Anis Kurly, ibunda Yoga, mengaku tidak percaya dengan kejadian yang menimpa anaknya yang terlahir di Bengkulu, 12 Oktober 1992 silam, tewas dipukuli. Menurutnya para pelaku tidak ubahnya seperti sekumpulan pengecut yang bergaya sok gagah. Apabila tidak dengan cara dikeroyok atau berkelahi satu lawan satu, sang ibu yang menggunakan jilbab ini meyakini bahwa anaknya akan mampu menghalau pukulan dari lawannya. "Anak saya itu bisa Taekwondo. Tapi mereka (para pelaku) beraninya keroyokan, pengecut," ujarnya getir menahan isak.
Kini Yiga telah tiada, keluarga yang sudah ikhlas melepasnya pergi hanya berharap kepada aparat penegak hukum. Anis Kurly berharap para pelaku dihukum seberat-beratnya atas apa yang telah mereka lakukan terhadap Yoga. Sebagai seorang ibu, kehilangan anak, merupakan sesuatu yang sangat berat. "Harus dihukum pelaku dengan seberat-beratnya. Bila perlu nyawa bayar nyawa," ucapnya. Meski rasa kehilangan atas Yoga yang tercatat sebagai mahasiswa semester III, tidak akan lekang dimakan waktu, sang ayah mengaku sudah memaafkan kejadian ini.
Baginya, kejadian yang menimpa sang anak dijadikan pembelajaran bagi semua, jangan pernah terjadi lagi pada anak-anak yang lain. Soal kelanjutan proses hukum, Zirmansyah sendiri menyerahkan semua pada hukum yang berlaku. Apapun keputusan pihak kepolisian, maka bagi Zirmansyah itu adalah putusan yang adil bagi para pelaku. "Jujur, sejauh ini saya belum tahu kronologis dan motif sebenarnya.

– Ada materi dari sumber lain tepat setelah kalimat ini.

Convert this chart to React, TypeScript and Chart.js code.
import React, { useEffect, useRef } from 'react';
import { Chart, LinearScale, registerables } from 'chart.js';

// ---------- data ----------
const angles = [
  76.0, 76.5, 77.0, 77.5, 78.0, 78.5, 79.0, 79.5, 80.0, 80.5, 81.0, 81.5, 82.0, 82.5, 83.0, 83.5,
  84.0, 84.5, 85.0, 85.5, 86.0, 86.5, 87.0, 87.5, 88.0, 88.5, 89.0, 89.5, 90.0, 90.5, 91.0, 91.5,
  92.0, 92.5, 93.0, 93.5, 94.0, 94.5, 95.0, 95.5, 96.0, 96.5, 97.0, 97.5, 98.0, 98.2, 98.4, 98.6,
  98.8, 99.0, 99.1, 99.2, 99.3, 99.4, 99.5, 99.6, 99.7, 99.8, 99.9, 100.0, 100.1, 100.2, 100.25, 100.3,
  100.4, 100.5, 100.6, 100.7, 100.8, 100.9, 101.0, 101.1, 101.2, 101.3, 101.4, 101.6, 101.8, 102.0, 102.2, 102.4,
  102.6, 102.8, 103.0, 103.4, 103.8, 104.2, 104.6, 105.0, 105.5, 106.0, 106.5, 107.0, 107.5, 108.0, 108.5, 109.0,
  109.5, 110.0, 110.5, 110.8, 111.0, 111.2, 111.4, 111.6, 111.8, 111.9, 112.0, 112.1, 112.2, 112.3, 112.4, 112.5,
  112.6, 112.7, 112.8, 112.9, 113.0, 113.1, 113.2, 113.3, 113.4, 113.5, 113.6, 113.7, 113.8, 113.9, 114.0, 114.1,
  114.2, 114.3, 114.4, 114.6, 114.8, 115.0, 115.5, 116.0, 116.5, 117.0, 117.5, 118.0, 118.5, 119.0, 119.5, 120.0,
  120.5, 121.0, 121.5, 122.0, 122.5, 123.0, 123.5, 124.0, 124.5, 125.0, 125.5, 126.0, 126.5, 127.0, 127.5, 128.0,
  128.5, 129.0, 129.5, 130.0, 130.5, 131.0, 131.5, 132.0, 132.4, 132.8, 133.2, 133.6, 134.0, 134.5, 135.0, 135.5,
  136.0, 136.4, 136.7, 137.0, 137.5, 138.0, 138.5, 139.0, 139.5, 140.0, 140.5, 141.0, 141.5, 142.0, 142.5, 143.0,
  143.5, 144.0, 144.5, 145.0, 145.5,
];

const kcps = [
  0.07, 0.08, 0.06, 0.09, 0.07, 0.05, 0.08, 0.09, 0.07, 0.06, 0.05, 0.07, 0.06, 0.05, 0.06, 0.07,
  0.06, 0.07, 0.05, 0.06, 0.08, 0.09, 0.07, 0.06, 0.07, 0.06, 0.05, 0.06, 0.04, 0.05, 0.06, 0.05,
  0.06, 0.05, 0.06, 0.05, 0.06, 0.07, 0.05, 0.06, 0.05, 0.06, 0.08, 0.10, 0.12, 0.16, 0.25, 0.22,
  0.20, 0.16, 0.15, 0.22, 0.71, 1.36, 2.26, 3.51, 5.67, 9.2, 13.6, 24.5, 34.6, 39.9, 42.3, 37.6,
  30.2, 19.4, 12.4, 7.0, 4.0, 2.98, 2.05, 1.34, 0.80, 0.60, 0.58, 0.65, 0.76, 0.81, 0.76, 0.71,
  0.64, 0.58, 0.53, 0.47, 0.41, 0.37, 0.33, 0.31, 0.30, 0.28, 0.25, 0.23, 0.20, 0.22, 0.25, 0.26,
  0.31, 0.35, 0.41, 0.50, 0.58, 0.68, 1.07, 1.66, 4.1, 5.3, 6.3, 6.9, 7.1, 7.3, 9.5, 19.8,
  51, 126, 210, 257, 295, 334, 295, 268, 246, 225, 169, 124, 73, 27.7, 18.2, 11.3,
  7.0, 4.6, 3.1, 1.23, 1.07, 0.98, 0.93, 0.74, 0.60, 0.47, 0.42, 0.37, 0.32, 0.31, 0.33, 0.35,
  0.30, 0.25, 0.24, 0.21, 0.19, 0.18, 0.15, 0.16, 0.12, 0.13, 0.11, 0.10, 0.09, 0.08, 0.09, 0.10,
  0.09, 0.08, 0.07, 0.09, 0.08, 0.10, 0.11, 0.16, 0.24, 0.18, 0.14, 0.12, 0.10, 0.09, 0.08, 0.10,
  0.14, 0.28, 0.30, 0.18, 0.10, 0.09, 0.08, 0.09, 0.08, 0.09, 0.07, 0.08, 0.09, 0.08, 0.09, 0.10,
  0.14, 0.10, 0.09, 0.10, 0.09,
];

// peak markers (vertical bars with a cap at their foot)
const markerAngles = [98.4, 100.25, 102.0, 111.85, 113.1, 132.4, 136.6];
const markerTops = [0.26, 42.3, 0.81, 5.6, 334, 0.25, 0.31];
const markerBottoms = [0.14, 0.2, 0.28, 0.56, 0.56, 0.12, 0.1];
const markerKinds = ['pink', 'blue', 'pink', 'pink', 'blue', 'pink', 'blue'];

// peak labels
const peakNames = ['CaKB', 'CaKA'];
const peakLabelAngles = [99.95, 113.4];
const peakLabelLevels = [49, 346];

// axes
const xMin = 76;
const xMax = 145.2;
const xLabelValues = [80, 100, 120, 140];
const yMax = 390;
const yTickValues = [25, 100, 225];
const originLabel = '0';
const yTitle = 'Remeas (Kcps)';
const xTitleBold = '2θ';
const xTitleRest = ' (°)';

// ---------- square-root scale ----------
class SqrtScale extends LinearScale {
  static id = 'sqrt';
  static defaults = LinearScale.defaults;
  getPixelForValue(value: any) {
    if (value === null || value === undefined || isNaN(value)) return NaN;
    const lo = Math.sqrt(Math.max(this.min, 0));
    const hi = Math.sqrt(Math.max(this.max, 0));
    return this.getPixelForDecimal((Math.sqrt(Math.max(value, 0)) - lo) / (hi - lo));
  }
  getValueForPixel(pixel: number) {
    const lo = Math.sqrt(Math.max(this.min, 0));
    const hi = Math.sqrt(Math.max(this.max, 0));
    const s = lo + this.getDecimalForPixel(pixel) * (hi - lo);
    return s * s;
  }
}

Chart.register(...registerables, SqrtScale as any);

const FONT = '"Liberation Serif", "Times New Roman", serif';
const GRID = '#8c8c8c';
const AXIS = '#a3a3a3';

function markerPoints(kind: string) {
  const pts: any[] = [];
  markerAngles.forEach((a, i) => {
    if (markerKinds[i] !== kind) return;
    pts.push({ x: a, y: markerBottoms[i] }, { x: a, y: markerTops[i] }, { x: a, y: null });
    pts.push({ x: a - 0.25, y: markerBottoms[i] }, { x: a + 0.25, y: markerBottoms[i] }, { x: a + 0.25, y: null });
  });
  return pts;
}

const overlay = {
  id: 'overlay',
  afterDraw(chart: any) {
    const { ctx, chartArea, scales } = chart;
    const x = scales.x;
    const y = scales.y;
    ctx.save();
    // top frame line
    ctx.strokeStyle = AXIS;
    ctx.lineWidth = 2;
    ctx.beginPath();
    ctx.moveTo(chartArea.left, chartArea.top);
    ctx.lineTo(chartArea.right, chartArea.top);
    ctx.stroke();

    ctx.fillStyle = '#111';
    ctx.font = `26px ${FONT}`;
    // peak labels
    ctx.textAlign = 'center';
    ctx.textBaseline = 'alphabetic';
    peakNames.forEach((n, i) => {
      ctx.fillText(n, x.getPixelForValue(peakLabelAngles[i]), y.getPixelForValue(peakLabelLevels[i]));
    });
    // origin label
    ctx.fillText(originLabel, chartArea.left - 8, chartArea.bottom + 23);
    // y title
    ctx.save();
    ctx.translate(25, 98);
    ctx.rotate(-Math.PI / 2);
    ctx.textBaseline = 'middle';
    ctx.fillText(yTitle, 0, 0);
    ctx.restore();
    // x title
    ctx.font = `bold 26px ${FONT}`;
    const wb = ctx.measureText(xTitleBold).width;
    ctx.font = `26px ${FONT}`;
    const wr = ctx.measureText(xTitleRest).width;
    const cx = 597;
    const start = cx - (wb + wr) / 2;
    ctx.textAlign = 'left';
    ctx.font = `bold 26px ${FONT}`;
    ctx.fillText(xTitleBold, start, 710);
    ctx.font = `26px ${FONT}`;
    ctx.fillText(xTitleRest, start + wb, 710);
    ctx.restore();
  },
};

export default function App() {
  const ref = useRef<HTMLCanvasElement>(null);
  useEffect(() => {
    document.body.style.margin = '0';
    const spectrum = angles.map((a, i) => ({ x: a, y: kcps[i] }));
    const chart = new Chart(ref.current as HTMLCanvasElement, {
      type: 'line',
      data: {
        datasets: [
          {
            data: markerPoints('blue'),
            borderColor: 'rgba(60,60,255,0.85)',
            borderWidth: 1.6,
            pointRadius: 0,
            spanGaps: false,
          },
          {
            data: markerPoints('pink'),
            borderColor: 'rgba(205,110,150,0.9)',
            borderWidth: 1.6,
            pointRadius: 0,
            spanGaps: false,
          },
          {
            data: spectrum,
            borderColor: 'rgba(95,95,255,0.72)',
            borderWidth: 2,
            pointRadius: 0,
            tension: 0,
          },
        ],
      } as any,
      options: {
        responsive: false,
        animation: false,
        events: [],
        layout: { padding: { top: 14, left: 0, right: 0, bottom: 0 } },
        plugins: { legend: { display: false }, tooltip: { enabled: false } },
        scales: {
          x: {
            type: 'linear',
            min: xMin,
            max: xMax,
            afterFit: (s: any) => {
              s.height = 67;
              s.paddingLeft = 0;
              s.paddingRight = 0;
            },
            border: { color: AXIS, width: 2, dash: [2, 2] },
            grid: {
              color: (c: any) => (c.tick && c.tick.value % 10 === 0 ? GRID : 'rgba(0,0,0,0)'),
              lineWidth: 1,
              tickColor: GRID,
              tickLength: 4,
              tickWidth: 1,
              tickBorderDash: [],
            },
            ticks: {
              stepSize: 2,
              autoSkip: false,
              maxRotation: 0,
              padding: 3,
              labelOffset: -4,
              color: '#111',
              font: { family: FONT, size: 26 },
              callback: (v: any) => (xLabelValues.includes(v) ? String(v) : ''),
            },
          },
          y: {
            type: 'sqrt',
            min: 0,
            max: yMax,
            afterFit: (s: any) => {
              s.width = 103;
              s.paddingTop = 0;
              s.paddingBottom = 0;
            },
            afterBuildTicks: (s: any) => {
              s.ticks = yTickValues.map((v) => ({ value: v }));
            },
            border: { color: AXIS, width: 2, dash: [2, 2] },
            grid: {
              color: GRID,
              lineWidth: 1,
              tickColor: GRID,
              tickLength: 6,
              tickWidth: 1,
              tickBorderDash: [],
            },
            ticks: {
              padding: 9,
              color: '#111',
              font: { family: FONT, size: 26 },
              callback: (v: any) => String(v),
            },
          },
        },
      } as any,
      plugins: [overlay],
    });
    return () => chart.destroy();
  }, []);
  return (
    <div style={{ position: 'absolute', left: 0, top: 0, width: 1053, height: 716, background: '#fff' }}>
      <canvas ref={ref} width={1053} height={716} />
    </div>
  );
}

Saya masih dengar melalui media karena alasan dugaan mencuri helm," ucapnya.
Sejauh ini, pihak keluarga juga belum dipanggil oleh pihak kepolisian meski sudah ada dua tersangka yang diamankan. Bahkan, dua tersangka itu pun menurut Zirmansyah, sama sekali tidak pernah dilihatnya secara langsung. "Saya memang mengajar di Al Azhar tapi sampai saat ini, saya belum mengenal wajah mereka. Karena jurusan mereka berbeda dengan tempat saya mengajar," ujarnya.
Pihak keluarga mengaku belum dihubungi keluarga tersangka yang saat ini sudah ditahan. Meskipun sebatas untuk meminta maaf atas kejadian ini. "Belum ada kami menerima telepon dari pihak keluarga tersangka sekadar untuk meminta maaf. Mungkin pihak keluarganya pun tidak tahu kalau mereka (pelaku) ditahan," ujarnya.